The research, published in Science Signaling, focuses on a protein called TRIB2, which is linked to promoting survival and drug resistance in solid tumours and blood cancers and is therefore of particular interest as a therapeutic target.
The study was led by Professor Pat Eyers and colleagues in the Department of Biochemistry at the University’s Institute of Integrative Biology, where BBSRC Doctoral Training Programme student Dan Foulkes worked in collaboration with scientists at the Universities of Georgia and North Carolina, Chapel Hill, in the USA.
TRIB2 is part of the Tribbles (TRIB) family of pseudokinase proteins — sometimes described as ‘zombie’ enzymes, due to their inability to catalyse chemical reactions. Tribbles were named after the small, round, fictional organisms from Star Trek, whose major role in life is to eat and reproduce. Consistently, Tribble proteins play many diverse roles in cell signalling, development and cancer.

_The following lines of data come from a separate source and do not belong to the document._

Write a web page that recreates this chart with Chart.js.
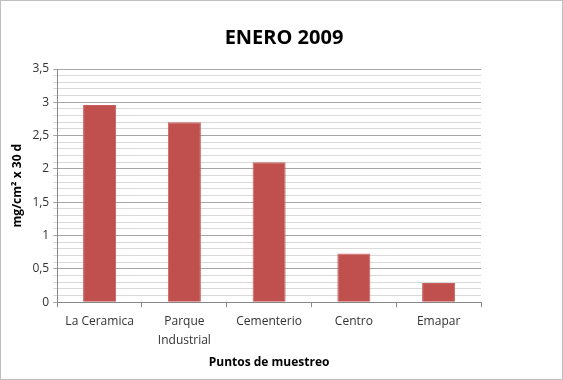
<!DOCTYPE html>
<html>
<head>
<meta charset="utf-8">
<script src="https://cdn.jsdelivr.net/npm/chart.js@4"></script>
<style>
  body { margin: 0; background: #fff; }
  #wrap { width: 563px; height: 380px; box-sizing: border-box; border: 1px solid #bfbfbf; }
</style>
</head>
<body>
<div id="wrap"><canvas id="enero" width="561" height="378"></canvas></div>
<script>
const puntos = [['La Ceramica'], ['Parque', 'Industrial'], ['Cementerio'], ['Centro'], ['Emapar']];
const valores = [2.96, 2.70, 2.10, 0.73, 0.29];

const fuente = "'Open Sans', 'Liberation Sans', sans-serif";

const ctx = document.getElementById('enero').getContext('2d');

const myChart = new Chart(ctx, {
    type: 'bar',
    data: {
        labels: puntos,
        datasets: [{
            label: 'Enero 2009',
            data: valores,
            backgroundColor: '#c0504d',
            borderColor: '#c9605d',
            borderWidth: 1,
            categoryPercentage: 1,
            barPercentage: 0.39
        }]
    },
    options: {
        responsive: false,
        animation: false,
        layout: { padding: { top: 12, right: 0, bottom: 5, left: 5 } },
        scales: {
            x: {
                grid: {
                    offset: true,
                    drawOnChartArea: false,
                    drawTicks: true,
                    tickLength: 5,
                    color: '#888'
                },
                border: { color: '#888' },
                ticks: {
                    color: '#333',
                    font: { family: fuente, size: 12, lineHeight: 1.6 },
                    padding: 5,
                    maxRotation: 0
                },
                title: {
                    display: true,
                    text: 'Puntos de muestreo',
                    color: '#000',
                    font: { family: fuente, size: 12, weight: 'bold' },
                    padding: { top: 0 }
                }
            },
            y: {
                min: 0,
                max: 3.5,
                border: { color: '#888' },
                grid: {
                    color: (c) => Math.round(c.tick.value * 10) % 5 === 0 ? '#a6a6a6' : '#d9d9d9',
                    lineWidth: 1,
                    tickLength: 4
                },
                ticks: {
                    stepSize: 0.1,
                    autoSkip: false,
                    color: '#333',
                    font: { family: fuente, size: 12 },
                    padding: 4,
                    callback: function (v) {
                        const d = Math.round(v * 10);
                        if (d % 5 !== 0) return '';
                        return (d / 10).toString().replace('.', ',');
                    }
                },
                title: {
                    display: true,
                    text: 'mg/cm² x 30 d',
                    color: '#000',
                    font: { family: fuente, size: 12, weight: 'bold' },
                    padding: { bottom: 4 }
                }
            },
            derecha: {
                position: 'right',
                min: 0,
                max: 3.5,
                grid: { drawOnChartArea: false, drawTicks: false },
                border: { display: false },
                ticks: { display: false },
                afterFit: (s) => { s.width = 81; }
            }
        },
        plugins: {
            legend: { display: false },
            tooltip: { enabled: false },
            title: {
                display: true,
                text: 'ENERO 2009',
                color: '#000',
                font: { family: fuente, size: 20, weight: 'bold' },
                padding: { top: 13, bottom: 19 }
            }
        }
    }
});
</script>
</body>
</html>
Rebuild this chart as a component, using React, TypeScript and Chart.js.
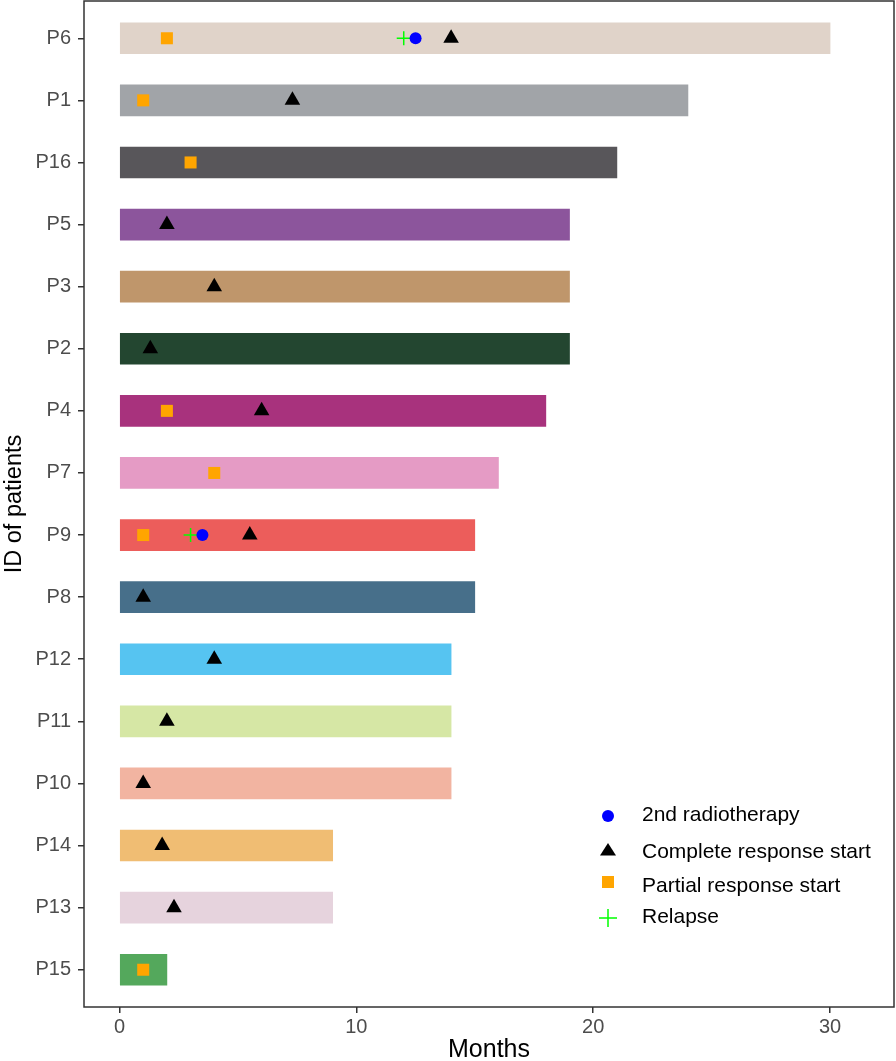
import React, { useEffect, useRef } from 'react';
import { Chart, registerables } from 'chart.js';

Chart.register(...registerables);

const FONT = "'Liberation Sans', Arial, Helvetica, sans-serif";

const patients = ['P6', 'P1', 'P16', 'P5', 'P3', 'P2', 'P4', 'P7', 'P9', 'P8', 'P12', 'P11', 'P10', 'P14', 'P13', 'P15'];
const months = [30, 24, 21, 19, 19, 19, 18, 16, 15, 15, 14, 14, 14, 9, 9, 2];
const barColors = [
  '#e0d3c9', '#a1a4a8', '#58565a', '#8c559c', '#bf966b', '#234630', '#a8327d', '#e59bc5',
  '#ec5d5b', '#476f8a', '#56c4f1', '#d6e7a5', '#f2b4a1', '#f0bd73', '#e6d3dd', '#54a85c',
];

const radioPatients = ['P6', 'P9'];
const radioMonths = [12.5, 3.5];

const completePatients = ['P6', 'P1', 'P5', 'P3', 'P2', 'P4', 'P9', 'P8', 'P12', 'P11', 'P10', 'P14', 'P13'];
const completeMonths = [14, 7.3, 2, 4, 1.3, 6, 5.5, 1, 4, 2, 1, 1.8, 2.3];

const partialPatients = ['P6', 'P1', 'P16', 'P4', 'P7', 'P9', 'P15'];
const partialMonths = [2, 1, 3, 2, 4, 1, 1];

const relapsePatients = ['P6', 'P9'];
const relapseMonths = [12, 3];

const xTicks = [0, 10, 20, 30];

const legendItems = ['2nd radiotherapy', 'Complete response start', 'Partial response start', 'Relapse'];

function toPoints(ids: string[], vals: number[]) {
  return ids.map((id, i) => ({ x: vals[i], y: patients.indexOf(id) }));
}

const frameAndLegend = {
  id: 'frameAndLegend',
  afterDraw(chart: any) {
    const { ctx, chartArea } = chart;
    ctx.save();
    ctx.strokeStyle = '#333333';
    ctx.lineWidth = 1.5;
    ctx.strokeRect(chartArea.left, chartArea.top, chartArea.right - chartArea.left, chartArea.bottom - chartArea.top);

    const mx = chartArea.right - 286;
    const tx = chartArea.right - 252;
    const b = chartArea.bottom;
    const markerY = [b - 191, b - 156, b - 125, b - 89];
    const textY = [b - 192, b - 155, b - 121, b - 90];

    // circle
    ctx.fillStyle = '#0000ff';
    ctx.beginPath();
    ctx.arc(mx, markerY[0], 6, 0, Math.PI * 2);
    ctx.fill();
    // triangle
    ctx.fillStyle = '#000000';
    ctx.beginPath();
    ctx.moveTo(mx, markerY[1] - 8);
    ctx.lineTo(mx + 8, markerY[1] + 4.5);
    ctx.lineTo(mx - 8, markerY[1] + 4.5);
    ctx.closePath();
    ctx.fill();
    // square
    ctx.fillStyle = '#ffa500';
    ctx.fillRect(mx - 6, markerY[2] - 6, 12, 12);
    // plus
    ctx.strokeStyle = '#00ff00';
    ctx.lineWidth = 1.5;
    ctx.beginPath();
    ctx.moveTo(mx - 9, markerY[3]);
    ctx.lineTo(mx + 9, markerY[3]);
    ctx.moveTo(mx, markerY[3] - 9);
    ctx.lineTo(mx, markerY[3] + 9);
    ctx.stroke();

    ctx.fillStyle = '#000000';
    ctx.font = `21px ${FONT}`;
    ctx.textAlign = 'left';
    ctx.textBaseline = 'middle';
    legendItems.forEach((t, i) => ctx.fillText(t, tx, textY[i]));
    ctx.restore();
  },
};

export default function App() {
  const ref = useRef<HTMLCanvasElement>(null);

  useEffect(() => {
    if (!ref.current) return;
    const chart = new Chart(ref.current, {
      type: 'bar',
      data: {
        datasets: [
          {
            type: 'scatter',
            label: 'Relapse',
            data: toPoints(relapsePatients, relapseMonths),
            pointStyle: 'cross',
            pointRadius: 7,
            borderColor: '#00ff00',
            backgroundColor: '#00ff00',
            borderWidth: 1.5,
            order: 1,
          } as any,
          {
            type: 'scatter',
            label: '2nd radiotherapy',
            data: toPoints(radioPatients, radioMonths),
            pointStyle: 'circle',
            pointRadius: 6,
            borderWidth: 0,
            backgroundColor: '#0000ff',
            borderColor: '#0000ff',
            order: 0,
          } as any,
          {
            type: 'scatter',
            label: 'Complete response start',
            data: toPoints(completePatients, completeMonths),
            pointStyle: 'triangle',
            pointRadius: 9,
            borderWidth: 0,
            backgroundColor: '#000000',
            borderColor: '#000000',
            order: 0,
          } as any,
          {
            type: 'scatter',
            label: 'Partial response start',
            data: toPoints(partialPatients, partialMonths),
            pointStyle: 'rect',
            pointRadius: 8.5,
            borderWidth: 0,
            backgroundColor: '#ffa500',
            borderColor: '#ffa500',
            order: 0,
          } as any,
          {
            type: 'bar',
            label: 'Follow-up',
            data: months.map((m, i) => ({ x: m, y: i })),
            backgroundColor: barColors,
            borderWidth: 0,
            barThickness: 31,
            order: 10,
          } as any,
        ],
      },
      options: {
        indexAxis: 'y',
        animation: false,
        responsive: false,
        maintainAspectRatio: false,
        layout: { autoPadding: false, padding: { top: 1, right: 2, left: 0, bottom: 0 } },
        plugins: {
          legend: { display: false },
          tooltip: { enabled: false },
        },
        scales: {
          x: {
            type: 'linear',
            position: 'bottom',
            offset: false,
            min: -1.5,
            max: 32.7,
            afterBuildTicks: (scale: any) => {
              scale.ticks = xTicks.map((v) => ({ value: v }));
            },
            afterFit: (scale: any) => {
              scale.height = 54;
              scale.paddingLeft = 0;
              scale.paddingRight = 0;
            },
            grid: { offset: false, drawOnChartArea: false, drawTicks: true, tickLength: 6, color: '#333333', lineWidth: 1.5 },
            border: { display: false },
            ticks: { color: '#4d4d4d', font: { family: FONT, size: 20 }, padding: 2, maxRotation: 0 },
            title: {
              display: true,
              text: 'Months',
              color: '#000000',
              font: { family: FONT, size: 25, lineHeight: 1 },
              padding: { top: 0, bottom: -2 },
            },
          },
          y: {
            type: 'linear',
            position: 'left',
            offset: false,
            reverse: true,
            min: -0.6,
            max: 15.6,
            afterBuildTicks: (scale: any) => {
              scale.ticks = patients.map((_, i) => ({ value: i }));
            },
            afterFit: (scale: any) => {
              scale.width = 84;
              scale.paddingTop = 0;
              scale.paddingBottom = 0;
            },
            grid: { offset: false, drawOnChartArea: false, drawTicks: true, tickLength: 6, color: '#333333', lineWidth: 1.5 },
            border: { display: false },
            ticks: {
              color: '#4d4d4d',
              font: { family: FONT, size: 20 },
              padding: 7,
              autoSkip: false,
              callback: (v: any) => patients[v as number] ?? '',
            },
            title: {
              display: true,
              text: 'ID of patients',
              color: '#000000',
              font: { family: FONT, size: 23.5, lineHeight: 1.2 },
              padding: 0,
            },
          },
        },
      },
      plugins: [frameAndLegend],
    });
    return () => chart.destroy();
  }, []);

  return (
    <div style={{ position: 'absolute', left: 0, top: 0, width: 896, height: 1061, background: '#ffffff' }}>
      <canvas ref={ref} width={896} height={1061} style={{ width: 896, height: 1061, display: 'block' }} />
    </div>
  );
}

In particular, TRIB2 proteins have the ability to promote cell survival, a hallmark of cancer cells, and TRIB2 is a potential new drug target for acute myeloid leukemia (AML) and acute lymphoblastic leukemia (ALL), which are both in urgent need of targeted therapeutics.
Using a biochemical drug repurposing approach, the researchers discovered that a family of drugs currently approved to treat lung cancer can also degrade TRIB2 at higher concentrations in human acute myeloid leukemia (AML) cancer cells in vitro, leading to cancer cell death.
This family of drugs, called protein kinase inhibitors, were originally designed to block a different protein called Epidermal Growth Factor Receptor (EGFR) from working in lung cancer cells, where it can help stop or slow tumour growth in some patient populations.
The approved lung cancer drug afatinib is one of a number of EGFR inhibitor compounds identified by the study as a potential drug lead for the development of TRIB2-targeted cancer therapies.
Professor Eyers commented: “A long-standing goal in cancer research is drug-induced degradation of oncogenic proteins. Our study highlights how information obtained with ‘off-target’ effects of known drugs is potentially useful because it might be exploited in the future to help eliminate a protein that is involved in a completely different type of cancer.”
The research is one of two studies featured in the latest issue of Science Signaling that explores the structures and protein interactions of TRIB pseudokinases, a focus of work in Professor Eyers’ laboratory.